[Directions for this task] Copy each line exactly.

━━ Given material ━━

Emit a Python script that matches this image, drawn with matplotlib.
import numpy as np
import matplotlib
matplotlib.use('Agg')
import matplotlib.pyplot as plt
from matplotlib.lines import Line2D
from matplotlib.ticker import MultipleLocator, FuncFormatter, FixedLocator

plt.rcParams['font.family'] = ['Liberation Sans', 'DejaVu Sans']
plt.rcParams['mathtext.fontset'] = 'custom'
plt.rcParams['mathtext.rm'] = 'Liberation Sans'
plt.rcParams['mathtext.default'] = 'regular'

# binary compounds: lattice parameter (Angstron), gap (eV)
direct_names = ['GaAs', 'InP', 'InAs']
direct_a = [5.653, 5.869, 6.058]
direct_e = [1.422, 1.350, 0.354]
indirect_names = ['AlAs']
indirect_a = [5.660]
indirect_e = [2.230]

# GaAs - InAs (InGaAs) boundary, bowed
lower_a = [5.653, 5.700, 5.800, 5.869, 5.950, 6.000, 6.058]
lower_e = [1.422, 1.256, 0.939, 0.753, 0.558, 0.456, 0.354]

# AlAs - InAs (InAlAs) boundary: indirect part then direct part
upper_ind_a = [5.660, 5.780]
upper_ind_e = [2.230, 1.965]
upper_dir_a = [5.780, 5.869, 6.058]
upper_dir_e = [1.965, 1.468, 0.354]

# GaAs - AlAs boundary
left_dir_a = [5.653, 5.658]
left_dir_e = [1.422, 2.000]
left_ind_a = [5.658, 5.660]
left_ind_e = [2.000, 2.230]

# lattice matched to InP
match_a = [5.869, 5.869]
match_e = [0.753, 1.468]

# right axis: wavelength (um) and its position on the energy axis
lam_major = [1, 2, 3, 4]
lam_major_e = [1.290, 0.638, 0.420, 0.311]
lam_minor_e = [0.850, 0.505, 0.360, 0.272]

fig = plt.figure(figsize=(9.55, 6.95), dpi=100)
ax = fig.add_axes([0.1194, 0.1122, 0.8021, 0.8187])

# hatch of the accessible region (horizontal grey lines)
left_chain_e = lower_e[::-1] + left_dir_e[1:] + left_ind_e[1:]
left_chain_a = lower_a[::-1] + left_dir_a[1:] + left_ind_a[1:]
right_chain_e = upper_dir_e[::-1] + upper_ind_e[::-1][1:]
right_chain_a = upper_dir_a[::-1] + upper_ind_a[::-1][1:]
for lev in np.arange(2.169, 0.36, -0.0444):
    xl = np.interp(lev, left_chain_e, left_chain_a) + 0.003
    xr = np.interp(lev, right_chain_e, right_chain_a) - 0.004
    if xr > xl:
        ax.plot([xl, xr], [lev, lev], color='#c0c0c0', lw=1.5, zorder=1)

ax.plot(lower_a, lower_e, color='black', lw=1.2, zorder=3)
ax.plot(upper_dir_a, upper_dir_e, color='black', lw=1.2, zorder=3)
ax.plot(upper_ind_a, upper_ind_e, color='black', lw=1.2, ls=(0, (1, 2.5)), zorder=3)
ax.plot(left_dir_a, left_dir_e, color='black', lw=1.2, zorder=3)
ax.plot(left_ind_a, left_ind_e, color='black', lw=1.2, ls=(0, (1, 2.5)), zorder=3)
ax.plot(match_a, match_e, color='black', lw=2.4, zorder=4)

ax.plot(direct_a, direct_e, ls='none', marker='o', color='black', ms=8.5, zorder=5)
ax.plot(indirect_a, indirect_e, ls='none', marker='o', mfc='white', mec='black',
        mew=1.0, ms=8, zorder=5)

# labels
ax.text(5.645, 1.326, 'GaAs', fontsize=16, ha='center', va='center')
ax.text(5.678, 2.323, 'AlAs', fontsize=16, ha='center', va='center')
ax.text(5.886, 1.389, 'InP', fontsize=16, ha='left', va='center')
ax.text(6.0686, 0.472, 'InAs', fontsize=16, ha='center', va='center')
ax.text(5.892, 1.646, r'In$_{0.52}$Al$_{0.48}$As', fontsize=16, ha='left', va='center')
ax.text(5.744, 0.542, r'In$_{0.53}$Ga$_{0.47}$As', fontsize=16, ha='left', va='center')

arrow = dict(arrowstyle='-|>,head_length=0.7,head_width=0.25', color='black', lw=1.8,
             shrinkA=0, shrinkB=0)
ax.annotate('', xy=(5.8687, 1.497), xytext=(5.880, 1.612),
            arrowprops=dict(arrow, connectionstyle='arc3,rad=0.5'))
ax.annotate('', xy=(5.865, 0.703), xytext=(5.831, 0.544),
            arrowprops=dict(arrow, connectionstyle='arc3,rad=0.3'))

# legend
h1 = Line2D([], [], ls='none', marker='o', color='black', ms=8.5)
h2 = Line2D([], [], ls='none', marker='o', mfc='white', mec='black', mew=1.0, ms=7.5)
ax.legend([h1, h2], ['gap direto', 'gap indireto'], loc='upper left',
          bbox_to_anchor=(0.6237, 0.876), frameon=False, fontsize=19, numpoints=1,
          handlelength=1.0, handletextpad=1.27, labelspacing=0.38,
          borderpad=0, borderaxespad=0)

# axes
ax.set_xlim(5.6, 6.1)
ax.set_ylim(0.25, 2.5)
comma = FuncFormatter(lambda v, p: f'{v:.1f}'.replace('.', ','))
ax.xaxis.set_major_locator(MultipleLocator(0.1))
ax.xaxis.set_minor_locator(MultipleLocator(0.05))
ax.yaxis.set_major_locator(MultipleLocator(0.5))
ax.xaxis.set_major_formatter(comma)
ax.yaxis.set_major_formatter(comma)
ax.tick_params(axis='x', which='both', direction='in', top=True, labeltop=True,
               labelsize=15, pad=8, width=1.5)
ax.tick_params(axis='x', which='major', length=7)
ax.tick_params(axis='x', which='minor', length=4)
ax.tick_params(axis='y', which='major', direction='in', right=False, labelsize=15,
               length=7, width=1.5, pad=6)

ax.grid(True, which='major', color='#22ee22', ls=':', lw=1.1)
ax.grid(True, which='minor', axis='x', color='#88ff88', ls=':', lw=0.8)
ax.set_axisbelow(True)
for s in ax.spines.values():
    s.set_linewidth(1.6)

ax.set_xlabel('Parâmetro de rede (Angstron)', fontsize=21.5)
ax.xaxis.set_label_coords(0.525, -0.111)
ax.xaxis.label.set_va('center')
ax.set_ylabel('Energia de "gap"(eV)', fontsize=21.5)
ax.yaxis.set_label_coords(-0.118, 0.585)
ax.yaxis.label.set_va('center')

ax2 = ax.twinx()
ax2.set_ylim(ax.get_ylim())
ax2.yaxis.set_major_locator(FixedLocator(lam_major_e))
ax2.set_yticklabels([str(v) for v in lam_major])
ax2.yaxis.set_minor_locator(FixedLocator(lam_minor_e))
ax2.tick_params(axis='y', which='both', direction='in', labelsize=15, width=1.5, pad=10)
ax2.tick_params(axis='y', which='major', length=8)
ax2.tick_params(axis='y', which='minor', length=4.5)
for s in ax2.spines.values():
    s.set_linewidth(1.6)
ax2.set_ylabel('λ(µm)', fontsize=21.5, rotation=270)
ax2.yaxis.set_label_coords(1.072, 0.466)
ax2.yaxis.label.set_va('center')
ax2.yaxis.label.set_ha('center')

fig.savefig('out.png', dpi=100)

━━━

[Worked answer]
Emit a Python script that matches this image, drawn with matplotlib.
import numpy as np
import matplotlib
matplotlib.use('Agg')
import matplotlib.pyplot as plt
from matplotlib.lines import Line2D
from matplotlib.ticker import MultipleLocator, FuncFormatter, FixedLocator

plt.rcParams['font.family'] = ['Liberation Sans', 'DejaVu Sans']
plt.rcParams['mathtext.fontset'] = 'custom'
plt.rcParams['mathtext.rm'] = 'Liberation Sans'
plt.rcParams['mathtext.default'] = 'regular'

# binary compounds: lattice parameter (Angstron), gap (eV)
direct_names = ['GaAs', 'InP', 'InAs']
direct_a = [5.653, 5.869, 6.058]
direct_e = [1.422, 1.350, 0.354]
indirect_names = ['AlAs']
indirect_a = [5.660]
indirect_e = [2.230]

# GaAs - InAs (InGaAs) boundary, bowed
lower_a = [5.653, 5.700, 5.800, 5.869, 5.950, 6.000, 6.058]
lower_e = [1.422, 1.256, 0.939, 0.753, 0.558, 0.456, 0.354]

# AlAs - InAs (InAlAs) boundary: indirect part then direct part
upper_ind_a = [5.660, 5.780]
upper_ind_e = [2.230, 1.965]
upper_dir_a = [5.780, 5.869, 6.058]
upper_dir_e = [1.965, 1.468, 0.354]

# GaAs - AlAs boundary
left_dir_a = [5.653, 5.658]
left_dir_e = [1.422, 2.000]
left_ind_a = [5.658, 5.660]
left_ind_e = [2.000, 2.230]

# lattice matched to InP
match_a = [5.869, 5.869]
match_e = [0.753, 1.468]

# right axis: wavelength (um) and its position on the energy axis
lam_major = [1, 2, 3, 4]
lam_major_e = [1.290, 0.638, 0.420, 0.311]
lam_minor_e = [0.850, 0.505, 0.360, 0.272]

fig = plt.figure(figsize=(9.55, 6.95), dpi=100)
ax = fig.add_axes([0.1194, 0.1122, 0.8021, 0.8187])

# hatch of the accessible region (horizontal grey lines)
left_chain_e = lower_e[::-1] + left_dir_e[1:] + left_ind_e[1:]
left_chain_a = lower_a[::-1] + left_dir_a[1:] + left_ind_a[1:]
right_chain_e = upper_dir_e[::-1] + upper_ind_e[::-1][1:]
right_chain_a = upper_dir_a[::-1] + upper_ind_a[::-1][1:]
for lev in np.arange(2.169, 0.36, -0.0444):
    xl = np.interp(lev, left_chain_e, left_chain_a) + 0.003
    xr = np.interp(lev, right_chain_e, right_chain_a) - 0.004
    if xr > xl:
        ax.plot([xl, xr], [lev, lev], color='#c0c0c0', lw=1.5, zorder=1)

ax.plot(lower_a, lower_e, color='black', lw=1.2, zorder=3)
ax.plot(upper_dir_a, upper_dir_e, color='black', lw=1.2, zorder=3)
ax.plot(upper_ind_a, upper_ind_e, color='black', lw=1.2, ls=(0, (1, 2.5)), zorder=3)
ax.plot(left_dir_a, left_dir_e, color='black', lw=1.2, zorder=3)
ax.plot(left_ind_a, left_ind_e, color='black', lw=1.2, ls=(0, (1, 2.5)), zorder=3)
ax.plot(match_a, match_e, color='black', lw=2.4, zorder=4)

ax.plot(direct_a, direct_e, ls='none', marker='o', color='black', ms=8.5, zorder=5)
ax.plot(indirect_a, indirect_e, ls='none', marker='o', mfc='white', mec='black',
        mew=1.0, ms=8, zorder=5)

# labels
ax.text(5.645, 1.326, 'GaAs', fontsize=16, ha='center', va='center')
ax.text(5.678, 2.323, 'AlAs', fontsize=16, ha='center', va='center')
ax.text(5.886, 1.389, 'InP', fontsize=16, ha='left', va='center')
ax.text(6.0686, 0.472, 'InAs', fontsize=16, ha='center', va='center')
ax.text(5.892, 1.646, r'In$_{0.52}$Al$_{0.48}$As', fontsize=16, ha='left', va='center')
ax.text(5.744, 0.542, r'In$_{0.53}$Ga$_{0.47}$As', fontsize=16, ha='left', va='center')

arrow = dict(arrowstyle='-|>,head_length=0.7,head_width=0.25', color='black', lw=1.8,
             shrinkA=0, shrinkB=0)
ax.annotate('', xy=(5.8687, 1.497), xytext=(5.880, 1.612),
            arrowprops=dict(arrow, connectionstyle='arc3,rad=0.5'))
ax.annotate('', xy=(5.865, 0.703), xytext=(5.831, 0.544),
            arrowprops=dict(arrow, connectionstyle='arc3,rad=0.3'))

# legend
h1 = Line2D([], [], ls='none', marker='o', color='black', ms=8.5)
h2 = Line2D([], [], ls='none', marker='o', mfc='white', mec='black', mew=1.0, ms=7.5)
ax.legend([h1, h2], ['gap direto', 'gap indireto'], loc='upper left',
          bbox_to_anchor=(0.6237, 0.876), frameon=False, fontsize=19, numpoints=1,
          handlelength=1.0, handletextpad=1.27, labelspacing=0.38,
          borderpad=0, borderaxespad=0)

# axes
ax.set_xlim(5.6, 6.1)
ax.set_ylim(0.25, 2.5)
comma = FuncFormatter(lambda v, p: f'{v:.1f}'.replace('.', ','))
ax.xaxis.set_major_locator(MultipleLocator(0.1))
ax.xaxis.set_minor_locator(MultipleLocator(0.05))
ax.yaxis.set_major_locator(MultipleLocator(0.5))
ax.xaxis.set_major_formatter(comma)
ax.yaxis.set_major_formatter(comma)
ax.tick_params(axis='x', which='both', direction='in', top=True, labeltop=True,
               labelsize=15, pad=8, width=1.5)
ax.tick_params(axis='x', which='major', length=7)
ax.tick_params(axis='x', which='minor', length=4)
ax.tick_params(axis='y', which='major', direction='in', right=False, labelsize=15,
               length=7, width=1.5, pad=6)

ax.grid(True, which='major', color='#22ee22', ls=':', lw=1.1)
ax.grid(True, which='minor', axis='x', color='#88ff88', ls=':', lw=0.8)
ax.set_axisbelow(True)
for s in ax.spines.values():
    s.set_linewidth(1.6)

ax.set_xlabel('Parâmetro de rede (Angstron)', fontsize=21.5)
ax.xaxis.set_label_coords(0.525, -0.111)
ax.xaxis.label.set_va('center')
ax.set_ylabel('Energia de "gap"(eV)', fontsize=21.5)
ax.yaxis.set_label_coords(-0.118, 0.585)
ax.yaxis.label.set_va('center')

ax2 = ax.twinx()
ax2.set_ylim(ax.get_ylim())
ax2.yaxis.set_major_locator(FixedLocator(lam_major_e))
ax2.set_yticklabels([str(v) for v in lam_major])
ax2.yaxis.set_minor_locator(FixedLocator(lam_minor_e))
ax2.tick_params(axis='y', which='both', direction='in', labelsize=15, width=1.5, pad=10)
ax2.tick_params(axis='y', which='major', length=8)
ax2.tick_params(axis='y', which='minor', length=4.5)
for s in ax2.spines.values():
    s.set_linewidth(1.6)
ax2.set_ylabel('λ(µm)', fontsize=21.5, rotation=270)
ax2.yaxis.set_label_coords(1.072, 0.466)
ax2.yaxis.label.set_va('center')
ax2.yaxis.label.set_ha('center')

fig.savefig('out.png', dpi=100)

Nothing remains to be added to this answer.